Crock-Pot 7-Quart Manual Slow Cooker (SCV700-S) Review: The Boring Workhorse Still Worth Buying
In a market full of programmable, app-controlled, multi-function pressure cookers, the Crock-Pot 7-Quart Manual is almost defiantly simple. One knob, three settings (low, high, warm), a stoneware insert, a glass lid. That's the whole device. After decades on the market it's still one of the most-bought slow cookers on Amazon, and once you actually live with one, it's not hard to see why.
What you're actually buying
The SCV700-S is a 7-quart oval slow cooker with a stainless-steel body, a removable glazed-stoneware crock, and a clear tempered-glass lid. Power is 270 watts, the cord runs about 21 inches from the base, and the controls are a single mechanical dial on the front: off, warm, low, high. That's the entire user interface. The oval shape and 7-quart capacity comfortably fit a 6-pound roast, a whole chicken, or a big family-sized stew or chili — Crock-Pot rates it for 8+ servings and that's about right.
The stoneware insert is the part that actually does the cooking, and it's the part that earns the long-term value. It's dishwasher safe, it doubles as a serving vessel, and you can refrigerate leftovers directly in it (let it cool fully first; don't shock it). The lid handle is plastic, the side handles on the base stay cool, and the whole assembly is heavy enough to feel stable on the counter.
Performance and real-world use
Performance on this kind of device is mostly about heat curve and consistency, and the SCV700 hits the textbook slow-cooker profile: low brings the contents to a slow simmer over four to six hours and holds it there, high gets you to the same temperature in two to three.
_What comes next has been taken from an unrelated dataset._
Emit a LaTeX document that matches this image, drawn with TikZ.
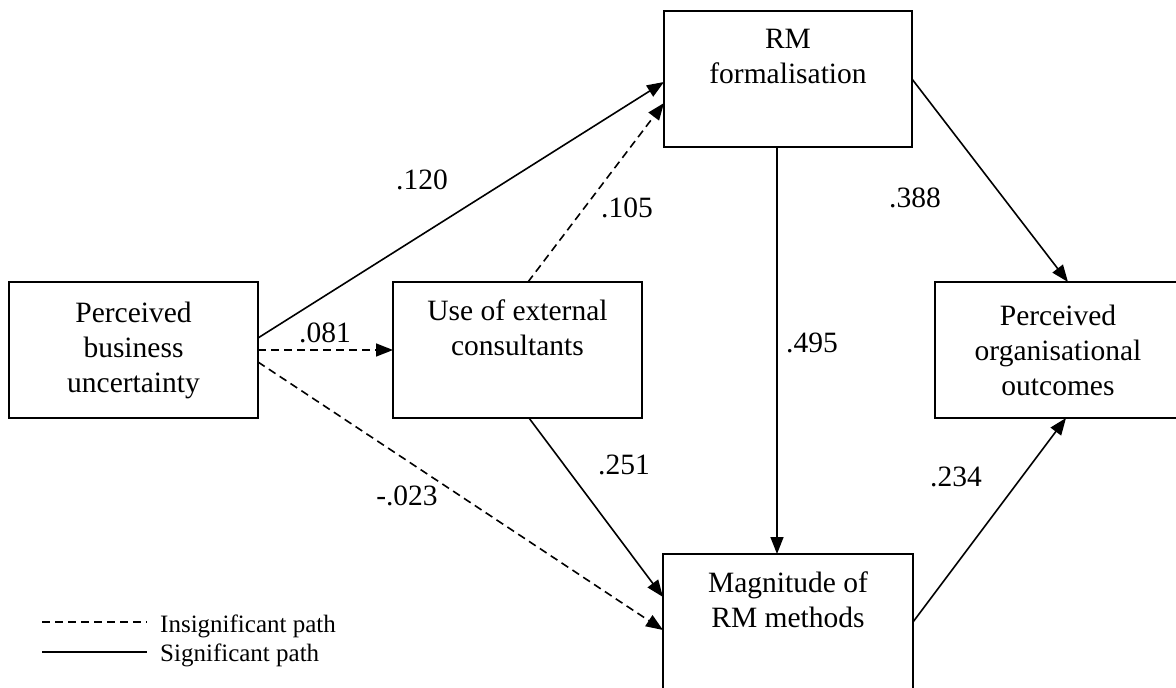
\documentclass[tikz,border=0pt]{standalone}
\usepackage{fontspec}
\setmainfont{Liberation Serif}
\usetikzlibrary{arrows.meta}
\tikzset{
  box/.style={draw, line width=1.6pt, outer sep=0pt, inner sep=0pt, align=center,
    font=\fontsize{29.5}{35}\selectfont},
  conn/.style={line width=1.6pt, -{Triangle[length=17pt,width=13pt]}},
  insig/.style={conn, dash pattern=on 8pt off 5pt},
  coef/.style={font=\fontsize{29.5}{35}\selectfont, inner sep=0pt},
  legline/.style={line width=1.6pt},
  legtext/.style={font=\fontsize{25}{31}\selectfont, inner sep=0pt, anchor=base west}
}
\begin{document}
\begin{tikzpicture}[x=1pt,y=-1pt]
\useasboundingbox (0,0) rectangle (1176,688);
\node[box, minimum width=249pt, minimum height=136pt] (pbu) at (133.5,350) {Perceived\\business\\uncertainty};
\node[box, minimum width=249pt, minimum height=136pt] (uec) at (517.5,350) {Use of external\\consultants\\\strut};
\node[box, minimum width=248pt, minimum height=136pt] (rm) at (788,79) {RM\\formalisation\\\strut};
\node[box, minimum width=246pt, minimum height=136pt] (po) at (1058,350) {Perceived\\organisational\\outcomes};
\node[box, minimum width=250pt, minimum height=136pt] (mag) at (788,622) {Magnitude of\\RM methods\\\strut};

\draw[conn] ([yshift=12pt]pbu.east) -- ([yshift=-3pt]rm.west);
\draw[insig] (pbu.east) -- (uec.west);
\draw[insig] ([yshift=-12pt]pbu.east) -- ([yshift=-8pt]mag.west);
\draw[insig] ([xshift=10.5pt]uec.north) -- ([yshift=-24pt]rm.west);
\draw[conn] ([xshift=11.5pt]uec.south) -- ([yshift=25pt]mag.west);
\draw[conn] ([xshift=-11pt]rm.south) -- ([xshift=-11pt]mag.north);
\draw[conn] (rm.east) -- ([xshift=10pt]po.north);
\draw[conn] (mag.east) -- ([xshift=8pt]po.south);

\node[coef] (c120) at (422,180) {.120};
\node[coef] (c105) at (627,208) {.105};
\node[coef] (c081) at (325,333) {.081};
\node[coef] (c023) at (407,496) {-.023};
\node[coef] (c251) at (624,465) {.251};
\node[coef] (c495) at (812,343) {.495};
\node[coef] (c388) at (915,198) {.388};
\node[coef] (c234) at (956,477) {.234};

\coordinate (l1a) at (42,622);
\coordinate (l1b) at (147,622);
\coordinate (l2a) at (42,652);
\coordinate (l2b) at (147,652);
\draw[legline, dash pattern=on 8pt off 5pt] (l1a) -- (l1b);
\draw[legline] (l2a) -- (l2b);
\node[legtext] (lt1) at (160,632) {Insignificant path};
\node[legtext] (lt2) at (160,661) {Significant path};
\end{tikzpicture}
\end{document}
Warm is genuinely a hold setting — it'll keep cooked food at serving temperature for a couple of hours without further cooking, which is the feature you'll use more than you expect at a dinner party.
The 7-quart capacity is the real sell. A 4-quart cooker is fine for couples, but anything family-sized — a Sunday pot roast, a double batch of chili for the week, pulled pork shoulder for sandwiches — needs the headroom. The oval shape matters more than the manufacturer admits: bone-in cuts, whole birds, and racks of ribs all fit lying flat in a way they don't in a round 6-quart.
What you give up versus a programmable model is exactly what the device's name promises: programming. There's no timer, no auto-switch-to-warm, no app. If you put it on high at 8 a.m. and forget about it, it stays on high. The flip side is that there is almost nothing to break. No electronics to fail, no buttons to wear out, no firmware. Several people in our circle have had the same SCV700 chassis running for a decade.
- Genuinely large 7-quart oval capacity fits whole birds, bone-in roasts, and family-batch chilis without spilling over.
- Mechanical controls are nearly bulletproof — almost nothing to fail over years of use.
- Stoneware insert is dishwasher-safe and doubles as a serving/storage vessel.
- Stays surprisingly energy-efficient at 270W; cheaper to run for eight hours than a low oven.
- Stainless-steel exterior is easy to wipe down and doesn't stain like the older plastic-finish units.
- Short ~21-inch power cord forces you to either work close to an outlet or use an extension.
- No timer and no auto-shutoff — if you're not home to switch it to warm, food keeps cooking on whatever setting you left it on.
- Glass lid has no vent, so condensation drips can dilute long simmers without an occasional tilt-and-drain.
- Stoneware insert is heavy (around 6 lb empty) and not great for anyone with wrist or grip issues.
- The lid handle's plastic mounting can loosen over years of dishwasher cycles; tighten it occasionally.
Households of three or more who batch-cook on weekends. Anyone who wants a "set it before work, eat when you get home" workflow and is okay being home in time to switch to warm. Cooks who already own a pressure cooker or Instant Pot for fast meals and want a dedicated low-and-slow cooker that doesn't compete for the same counter space and isn't a delicate piece of electronics.
Cooks for one or two — a 4- or 6-quart model will heat up faster and store easier. Anyone who needs programmable timing, delayed start, or app control: look at a digital Crock-Pot or an Instant Pot multi-cooker instead. People who routinely sear meat before braising will be annoyed that you can't brown directly in the stoneware on a stovetop — you'll dirty a pan first.
**4.5 / 5.** This is the right product for the job it does. It's not exciting, it's not clever, and that's the point. A 7-quart manual slow cooker should be reliable, easy to clean, and large enough to be useful — and the SCV700-S nails all three at a price that has barely moved in years. If you want programmability, buy a different cooker; if you want a tool that just works for a decade, this is still the one to get.